> **Dataset**:

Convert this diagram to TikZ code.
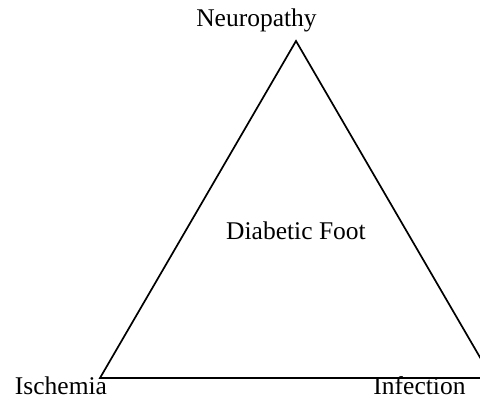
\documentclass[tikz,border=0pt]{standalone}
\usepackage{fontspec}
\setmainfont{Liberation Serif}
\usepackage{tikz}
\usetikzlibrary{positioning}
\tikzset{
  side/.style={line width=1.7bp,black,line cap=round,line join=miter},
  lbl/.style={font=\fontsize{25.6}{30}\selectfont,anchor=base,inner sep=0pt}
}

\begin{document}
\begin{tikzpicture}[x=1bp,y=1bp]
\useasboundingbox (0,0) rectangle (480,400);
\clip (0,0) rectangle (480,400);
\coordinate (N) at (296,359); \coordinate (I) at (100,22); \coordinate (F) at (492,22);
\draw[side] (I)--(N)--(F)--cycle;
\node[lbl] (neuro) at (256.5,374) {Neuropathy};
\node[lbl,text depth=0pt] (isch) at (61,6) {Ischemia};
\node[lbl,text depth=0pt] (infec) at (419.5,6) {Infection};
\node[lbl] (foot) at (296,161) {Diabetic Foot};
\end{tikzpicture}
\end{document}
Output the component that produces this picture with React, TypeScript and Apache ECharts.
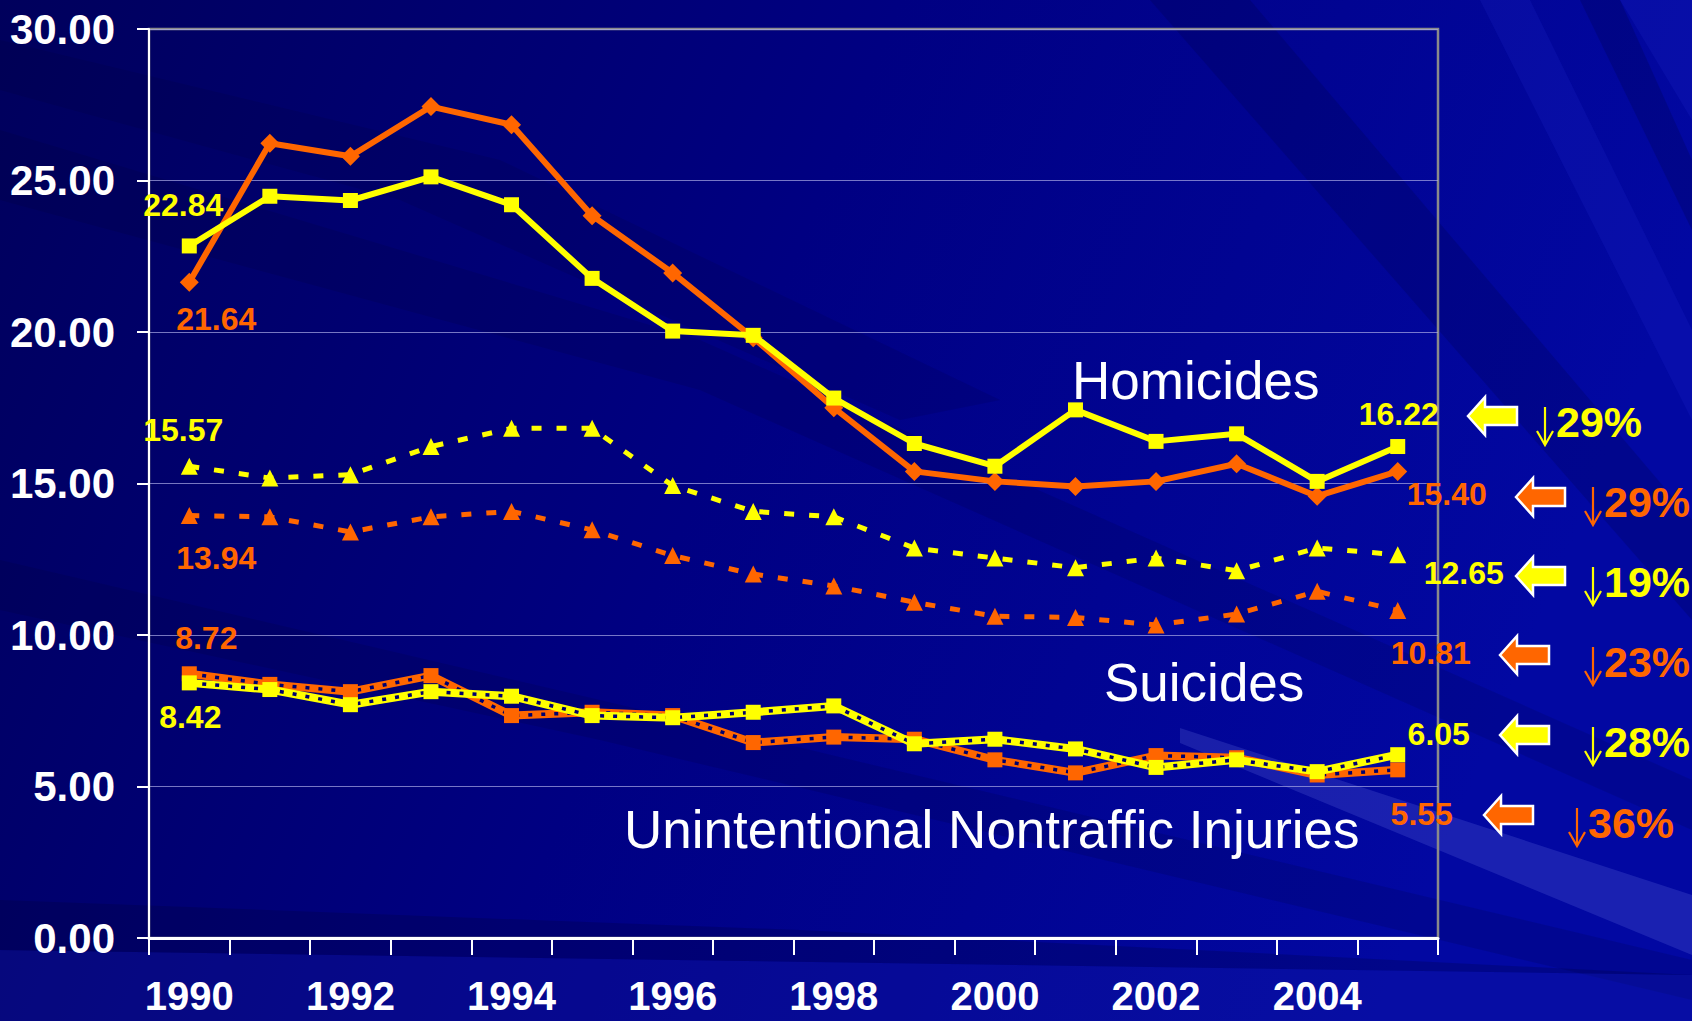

> **Given task**: Keep every word of the data as it is when you write it out, but drop the pictures.

> **Complete output**:
Convert this diagram to TikZ code.
\documentclass[tikz,border=0pt]{standalone}
\usepackage{fontspec}
\setmainfont{Liberation Serif}
\usepackage{tikz}
\usetikzlibrary{positioning}
\tikzset{
  side/.style={line width=1.7bp,black,line cap=round,line join=miter},
  lbl/.style={font=\fontsize{25.6}{30}\selectfont,anchor=base,inner sep=0pt}
}

\begin{document}
\begin{tikzpicture}[x=1bp,y=1bp]
\useasboundingbox (0,0) rectangle (480,400);
\clip (0,0) rectangle (480,400);
\coordinate (N) at (296,359); \coordinate (I) at (100,22); \coordinate (F) at (492,22);
\draw[side] (I)--(N)--(F)--cycle;
\node[lbl] (neuro) at (256.5,374) {Neuropathy};
\node[lbl,text depth=0pt] (isch) at (61,6) {Ischemia};
\node[lbl,text depth=0pt] (infec) at (419.5,6) {Infection};
\node[lbl] (foot) at (296,161) {Diabetic Foot};
\end{tikzpicture}
\end{document}
Output the component that produces this picture with React, TypeScript and Apache ECharts.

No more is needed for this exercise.